Вчера перед сном мы говорили о Гамлете. Ты спрашивал, неужели у Гамлета не было иного выхода и он обязательно должен был «наломать дров».
— Разумеется, все могло как-нибудь уладиться, — ответил я, — но тогда не получилось бы трагедии.
— Папа, ты не веришь в духов?
— Нет.
— А как же тогда дух отца Гамлета?
— Это же театр… а театр в те времена не был тают серьезным, как сейчас. На сцене выступали духи, привидения, призраки, нужно было хорошенько развлечь людей… Теперь в кино тоже все возможно…
Мальчик заснул. Я слышал его ровное дыхание. Постепенно и я погружался в сон. В голове бродили бессвязные мысли о духе отца Гамлета. За окном в лунном свете мелькали тучи и уплывали все дальше и дальше.
Да, я кричу на него, потому что ревную.
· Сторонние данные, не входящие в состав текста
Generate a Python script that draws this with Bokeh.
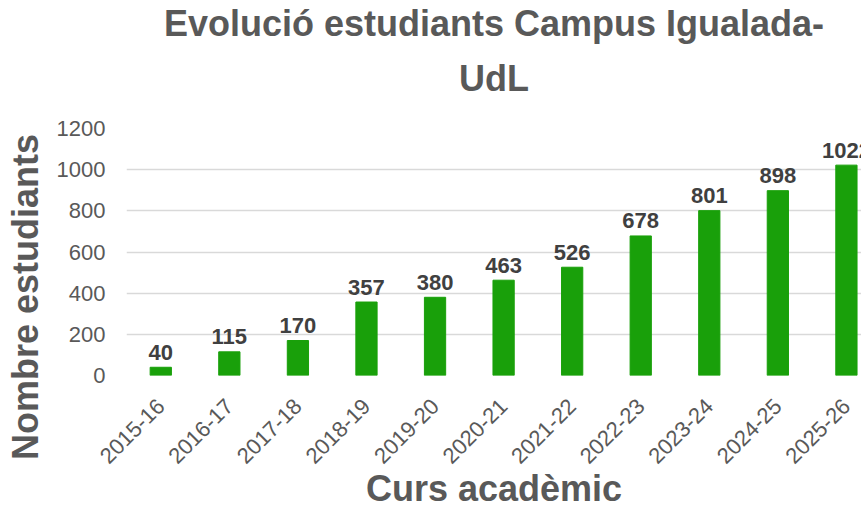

Когда я ехал сюда, то дал себе слово, что в течение трех недель не буду «поэтом». Впервые за последние двенадцать лет у нас появилась возможность побыть вдвоем. Я хотел быть ему «отцом» и другом. Но прошло несколько дней, и я заметил, что сын избегает моего общества. Нет, я неправильно выразился. Не избегает, а просто слишком мало обращает на меня внимания. Может, я чересчур докучаю ему вопросами? Может, эти вопросы кажутся ему лишенными смысла? Я спрашиваю его: «Что ты делаешь?», «О чем думаешь?», «Почему молчишь?», «Почему улыбаешься?», «Чего ты на меня глядишь?», «Почему сидишь, не бегаешь?», «Почему так много бегаешь?»
На третий день я начал делать записи в тетради. Это были какие-то бесплодные потуги. Искусственные, надуманные стихи. Я занимался этим без энтузиазма, но писал. В оправдание своего существования. То была жестокая и смешная иллюзия. Я вел игру с самим собой. Ставил на кон свое существование в «реальном" мире. Но бывают минуты, когда мне хочется кричать Тогда надо закрыть меня одного в комнате. Оно и лучше, что мальчик проводит время с чужими. Я это четко сознаю. И мне грустно, меня это угнетает. Я выглядываю в окно. Вижу моего мальчика. Он стоит с другими детьми возле машины. Знакомый врач поднял капот и объясняет им устройство мотора. Ребятишки, склонившись над мотором, следят за движениями его рук. Я выхожу из комнаты, но перед тем прячу тетрадь с набросками под подушку. В страхе, что кто-то в нее заглянет, прочтет.
Отправляюсь в город за газетами. Возвращаюсь через лес. Просматриваю газету. Мне присуждена премия за «поэтическое творчество».